PROBLEM DETAILS
Extract each line of the material that follows exactly and omit its pictures.

STORED DATA
......

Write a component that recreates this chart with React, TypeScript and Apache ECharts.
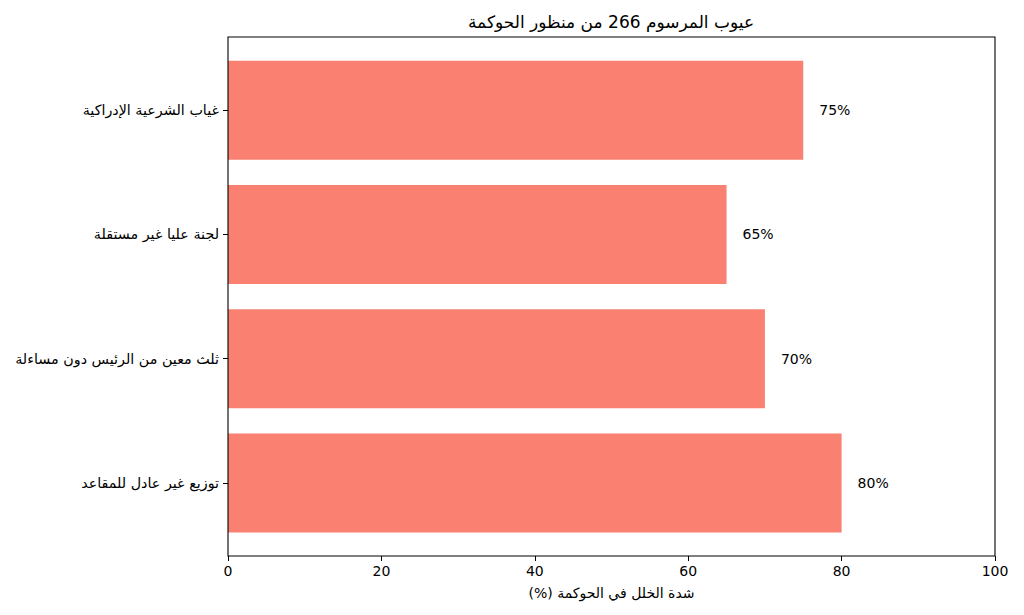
import React, { useEffect, useRef } from "react";
import * as echarts from "echarts";

const categories = [
  "توزيع غير عادل للمقاعد",
  "ثلث معين من الرئيس دون مساءلة",
  "لجنة عليا غير مستقلة",
  "غياب الشرعية الإدراكية",
];
const values = [80, 70, 65, 75];
const titleText = "عيوب المرسوم 266 من منظور الحوكمة";
const xAxisTitle = "\u202Bشدة الخلل في الحوكمة (%)\u202C";

const FONT = "'DejaVu Sans', sans-serif";

export default function App() {
  const ref = useRef<HTMLDivElement>(null);
  useEffect(() => {
    if (!ref.current) return;
    const chart = echarts.init(ref.current, undefined, { renderer: "svg" });
    chart.setOption({
      animation: false,
      backgroundColor: "#ffffff",
      textStyle: { fontFamily: FONT },
      grid: { left: 228, right: 29, top: 48, bottom: 70, containLabel: false },
      xAxis: {
        type: "value",
        min: 0,
        max: 100,
        interval: 20,
        offset: 11,
        splitLine: { show: false },
        axisLine: { show: false },
        axisTick: { show: true, length: 5, lineStyle: { color: "#000", width: 1 } },
        axisLabel: { color: "#000", fontSize: 14, fontFamily: FONT, margin: 8 },
        name: xAxisTitle,
        nameLocation: "middle",
        nameGap: 30,
        nameTextStyle: { color: "#000", fontSize: 14, fontFamily: FONT },
      },
      yAxis: {
        type: "category",
        data: categories,
        axisLine: { show: false },
        axisTick: { show: true, alignWithLabel: true, length: 5, lineStyle: { color: "#000", width: 1 } },
        axisLabel: { color: "#000", fontSize: 14.3, fontFamily: FONT, margin: 9 },
        splitLine: { show: false },
      },
      series: [
        {
          type: "bar",
          data: values,
          barWidth: 99,
          itemStyle: { color: "#FA8072" },
          label: {
            show: true,
            position: "right",
            distance: 16,
            formatter: "{c}%",
            color: "#000",
            fontSize: 14,
            fontFamily: FONT,
          },
        },
      ],
      graphic: [
        {
          type: "rect",
          shape: { x: 228, y: 37, width: 767, height: 519 },
          style: { fill: "none", stroke: "#000", lineWidth: 1.1 },
          z: 100,
          silent: true,
        },
        {
          type: "text",
          x: 611,
          y: 22,
          style: {
            text: titleText,
            fill: "#000",
            fontSize: 17,
            fontFamily: FONT,
            textAlign: "center",
            textVerticalAlign: "middle",
          },
        },
      ],
    });
    return () => chart.dispose();
  }, []);
  return <div ref={ref} style={{ width: 1024, height: 615, position: "absolute", left: 0, top: 0 }} />;
}
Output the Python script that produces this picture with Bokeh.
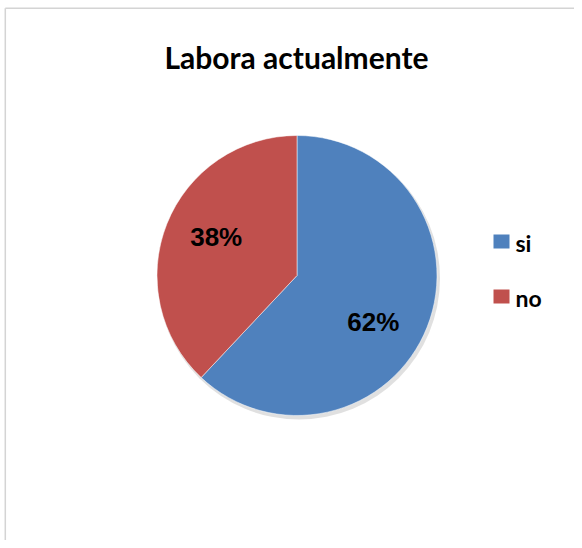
import math
from bokeh.plotting import figure
from bokeh.models import Range1d, ColumnDataSource
from bokeh.core.properties import value
from bokeh.embed import file_html
from bokeh.resources import INLINE

# ---- data ----
title_text = "Labora actualmente"
categories = ["si", "no"]
percents = [62, 38]
colors = ["#4F81BD", "#C0504D"]

W, H = 574, 540
p = figure(width=W, height=H, output_backend="svg", toolbar_location=None,
           x_range=Range1d(0, W), y_range=Range1d(0, H), min_border=0,
           outline_line_color=None, background_fill_color="white",
           border_fill_color="white")
p.axis.visible = False
p.grid.visible = False

# frame lines (top and left)
p.line([4.8, W], [532.2, 532.2], line_color="#D4D4D4", line_width=1.5)
p.line([4.8, 4.8], [0, 532.2], line_color="#D4D4D4", line_width=1.5)

cx, cy, r = 296.5, 265, 140
total = sum(percents)
starts, ends = [], []
a = math.pi / 2
for v in percents:
    sweep = 2 * math.pi * v / total
    ends.append(a)
    starts.append(a - sweep)
    a -= sweep

# soft shadow
p.circle(x=[cx + 2], y=[cy - 3], radius=r + 1, fill_color="#000000",
         fill_alpha=0.12, line_color=None)

src = ColumnDataSource(dict(start=starts, end=ends, color=colors, cat=categories))
p.wedge(x=cx, y=cy, radius=r, start_angle="start", end_angle="end",
        fill_color="color", line_color="white", line_width=0.5, source=src)

# percentage labels
label_shift_deg = [-10, -4]
lab_x, lab_y = [], []
for s, e, sh in zip(starts, ends, label_shift_deg):
    mid = (s + e) / 2 + math.radians(sh)
    lab_x.append(cx + 0.64 * r * math.cos(mid))
    lab_y.append(cy + 0.64 * r * math.sin(mid))
p.text(x=lab_x, y=lab_y, text=[f"{v}%" for v in percents],
       text_font=value("Liberation Sans"), text_font_style="bold",
       text_font_size="26px", text_align="center", text_baseline="middle",
       text_color="black")

# title
p.text(x=[296], y=[484], text=[title_text], text_font=value("Lato"),
       text_font_style="bold", text_font_size="30px", text_align="center",
       text_baseline="middle", text_color="black")

# legend
leg_y = [299 - 55 * i for i in range(len(categories))]
p.rect(x=[501] * len(categories), y=leg_y, width=16, height=14,
       fill_color=colors, line_color=None)
p.text(x=[515] * len(categories), y=[yy - 1 for yy in leg_y], text=categories,
       text_font=value("Lato"), text_font_style="bold", text_font_size="23px",
       text_align="left", text_baseline="middle", text_color="black")

open("out.html", "w").write(file_html(p, INLINE))
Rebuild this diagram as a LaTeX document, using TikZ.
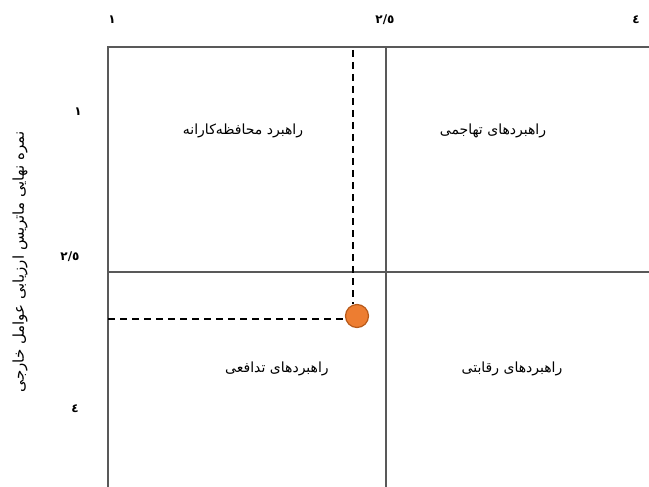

......

WORKED ANSWER
Write a component that recreates this chart with React, TypeScript and Apache ECharts.
import React, { useEffect, useRef } from "react";
import * as echarts from "echarts";

const categories = [
  "توزيع غير عادل للمقاعد",
  "ثلث معين من الرئيس دون مساءلة",
  "لجنة عليا غير مستقلة",
  "غياب الشرعية الإدراكية",
];
const values = [80, 70, 65, 75];
const titleText = "عيوب المرسوم 266 من منظور الحوكمة";
const xAxisTitle = "\u202Bشدة الخلل في الحوكمة (%)\u202C";

const FONT = "'DejaVu Sans', sans-serif";

export default function App() {
  const ref = useRef<HTMLDivElement>(null);
  useEffect(() => {
    if (!ref.current) return;
    const chart = echarts.init(ref.current, undefined, { renderer: "svg" });
    chart.setOption({
      animation: false,
      backgroundColor: "#ffffff",
      textStyle: { fontFamily: FONT },
      grid: { left: 228, right: 29, top: 48, bottom: 70, containLabel: false },
      xAxis: {
        type: "value",
        min: 0,
        max: 100,
        interval: 20,
        offset: 11,
        splitLine: { show: false },
        axisLine: { show: false },
        axisTick: { show: true, length: 5, lineStyle: { color: "#000", width: 1 } },
        axisLabel: { color: "#000", fontSize: 14, fontFamily: FONT, margin: 8 },
        name: xAxisTitle,
        nameLocation: "middle",
        nameGap: 30,
        nameTextStyle: { color: "#000", fontSize: 14, fontFamily: FONT },
      },
      yAxis: {
        type: "category",
        data: categories,
        axisLine: { show: false },
        axisTick: { show: true, alignWithLabel: true, length: 5, lineStyle: { color: "#000", width: 1 } },
        axisLabel: { color: "#000", fontSize: 14.3, fontFamily: FONT, margin: 9 },
        splitLine: { show: false },
      },
      series: [
        {
          type: "bar",
          data: values,
          barWidth: 99,
          itemStyle: { color: "#FA8072" },
          label: {
            show: true,
            position: "right",
            distance: 16,
            formatter: "{c}%",
            color: "#000",
            fontSize: 14,
            fontFamily: FONT,
          },
        },
      ],
      graphic: [
        {
          type: "rect",
          shape: { x: 228, y: 37, width: 767, height: 519 },
          style: { fill: "none", stroke: "#000", lineWidth: 1.1 },
          z: 100,
          silent: true,
        },
        {
          type: "text",
          x: 611,
          y: 22,
          style: {
            text: titleText,
            fill: "#000",
            fontSize: 17,
            fontFamily: FONT,
            textAlign: "center",
            textVerticalAlign: "middle",
          },
        },
      ],
    });
    return () => chart.dispose();
  }, []);
  return <div ref={ref} style={{ width: 1024, height: 615, position: "absolute", left: 0, top: 0 }} />;
}
Output the Python script that produces this picture with Bokeh.
import math
from bokeh.plotting import figure
from bokeh.models import Range1d, ColumnDataSource
from bokeh.core.properties import value
from bokeh.embed import file_html
from bokeh.resources import INLINE

# ---- data ----
title_text = "Labora actualmente"
categories = ["si", "no"]
percents = [62, 38]
colors = ["#4F81BD", "#C0504D"]

W, H = 574, 540
p = figure(width=W, height=H, output_backend="svg", toolbar_location=None,
           x_range=Range1d(0, W), y_range=Range1d(0, H), min_border=0,
           outline_line_color=None, background_fill_color="white",
           border_fill_color="white")
p.axis.visible = False
p.grid.visible = False

# frame lines (top and left)
p.line([4.8, W], [532.2, 532.2], line_color="#D4D4D4", line_width=1.5)
p.line([4.8, 4.8], [0, 532.2], line_color="#D4D4D4", line_width=1.5)

cx, cy, r = 296.5, 265, 140
total = sum(percents)
starts, ends = [], []
a = math.pi / 2
for v in percents:
    sweep = 2 * math.pi * v / total
    ends.append(a)
    starts.append(a - sweep)
    a -= sweep

# soft shadow
p.circle(x=[cx + 2], y=[cy - 3], radius=r + 1, fill_color="#000000",
         fill_alpha=0.12, line_color=None)

src = ColumnDataSource(dict(start=starts, end=ends, color=colors, cat=categories))
p.wedge(x=cx, y=cy, radius=r, start_angle="start", end_angle="end",
        fill_color="color", line_color="white", line_width=0.5, source=src)

# percentage labels
label_shift_deg = [-10, -4]
lab_x, lab_y = [], []
for s, e, sh in zip(starts, ends, label_shift_deg):
    mid = (s + e) / 2 + math.radians(sh)
    lab_x.append(cx + 0.64 * r * math.cos(mid))
    lab_y.append(cy + 0.64 * r * math.sin(mid))
p.text(x=lab_x, y=lab_y, text=[f"{v}%" for v in percents],
       text_font=value("Liberation Sans"), text_font_style="bold",
       text_font_size="26px", text_align="center", text_baseline="middle",
       text_color="black")

# title
p.text(x=[296], y=[484], text=[title_text], text_font=value("Lato"),
       text_font_style="bold", text_font_size="30px", text_align="center",
       text_baseline="middle", text_color="black")

# legend
leg_y = [299 - 55 * i for i in range(len(categories))]
p.rect(x=[501] * len(categories), y=leg_y, width=16, height=14,
       fill_color=colors, line_color=None)
p.text(x=[515] * len(categories), y=[yy - 1 for yy in leg_y], text=categories,
       text_font=value("Lato"), text_font_style="bold", text_font_size="23px",
       text_align="left", text_baseline="middle", text_color="black")

open("out.html", "w").write(file_html(p, INLINE))
Rebuild this diagram as a LaTeX document, using TikZ.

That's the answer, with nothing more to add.